Volcano on Spanish isle falls silent

Jan-Uwe RonneburgerAAP
A cloud of ash and smoke still hovers above the volcano's summit, but explosions have stopped.
Camera IconA cloud of ash and smoke still hovers above the volcano's summit, but explosions have stopped. Credit: EPA

Lava has stopped flowing from a volcano on the Canary Island of La Palma after an eight-day eruption that caused widespread destruction and led to evacuations and curfews.

The volcano in Cumbre Vieja suddenly fell silent. Explosions and the hissing sound of material spewing out could no longer be heard on television reports.

However, a cloud of ash and smoke still hovered above the summit, although it was smaller than during the past few days.

Since the eruption began more than a week ago, it has been unclear how long it might last.

On Monday, a volcanologist said such interruptions were not unusual and it was too early to say whether the eruption was finally over, in comments to RTVE state television.

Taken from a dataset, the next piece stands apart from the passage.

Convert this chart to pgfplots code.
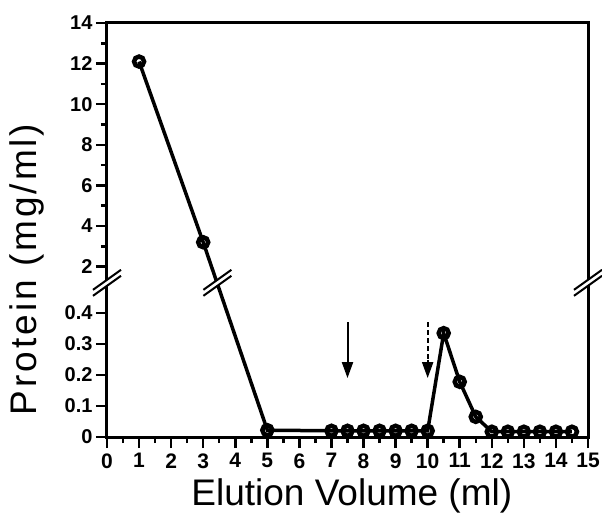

The lava flow was approaching the sea on Monday, and was only 800 metres away from the island's west coast, prompting authorities to impose a curfew on several nearby towns.

Toxic fumes can form when lava, with a temperature over 1000 Celsius, comes into contact with salt water.

The curfew applied in the towns of San Borondon, Marina Alta, Marina Baja and La Condesa, where people were told not to leave their homes and to keep their windows and doors closed.

Meanwhile, the island's airport has reopened, operator Aena said in a tweet. The runway has been cleared of volcanic ash.